The practical design rule for driver apps is to assume four hours of potential offline operation per shift. Any action the driver takes in those four hours — POD capture, status update, exception log, messaging — must be stored locally and synced when signal returns.

The sync conflict to design for in logistics is stop-level: what happens when a dispatcher re-sequences stops while the driver is offline and the driver has already submitted status for a stop that has been moved? The app must handle this without corrupting either the driver's submitted data or the dispatcher's new sequence. This requires explicit conflict resolution logic, not just a sync queue.

Battery and background process management matters here too. A driver app that drains the battery by 2pm is a driver who turns off location tracking to preserve power. Specify battery performance targets in your vendor brief — the app should not consume more than 15-20% of battery per shift under normal use.

How to scope a driver app without over-building

Start with the shift, not the feature list. Map a full driver shift from yard departure to return: every action, every decision point, every handoff with dispatch. The app scope comes from that map, not from a features brainstorming session.

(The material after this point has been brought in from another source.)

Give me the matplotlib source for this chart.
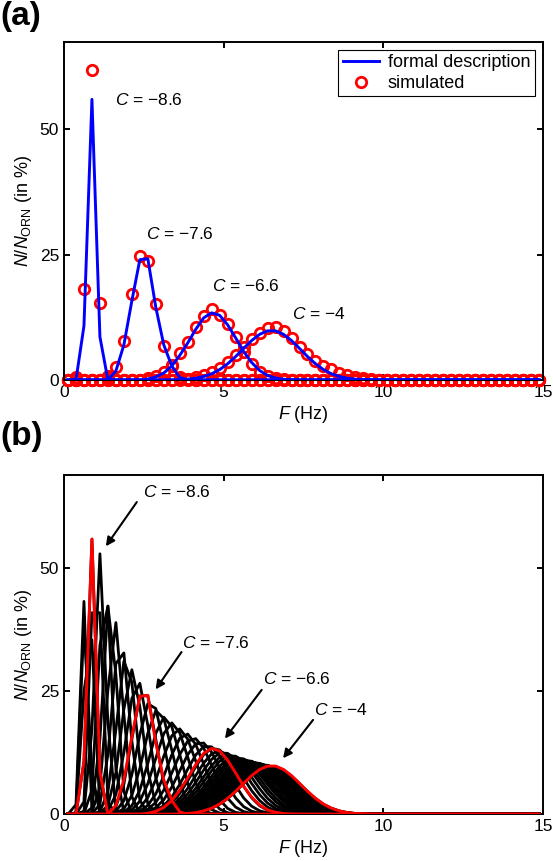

Build in the first release:

• Stop list with navigation launch
• Proof-of-delivery capture (photo, signature, barcode)
• Automated status updates via geofencing
• Exception reporting
• Offline operation with sync
• Dispatcher real-time view
• Basic in-app messaging

Defer to a later release:

• Pre-trip and post-trip vehicle inspection
• Hours-of-service tracking (consider whether an ELD integration is better than building this)
• In-app fuel logging
• Driver performance scoring
• Route optimization (this is a dispatch-side feature, not a driver-side one)
• Customer-facing delivery notifications (build this on the server side, not in the driver app)

The deferred list is not features you will never build. It is features that do not affect whether drivers use the app in the first 90 days. Get adoption on the core first. Add from the deferred list based on what drivers and dispatchers ask for after a real quarter of use.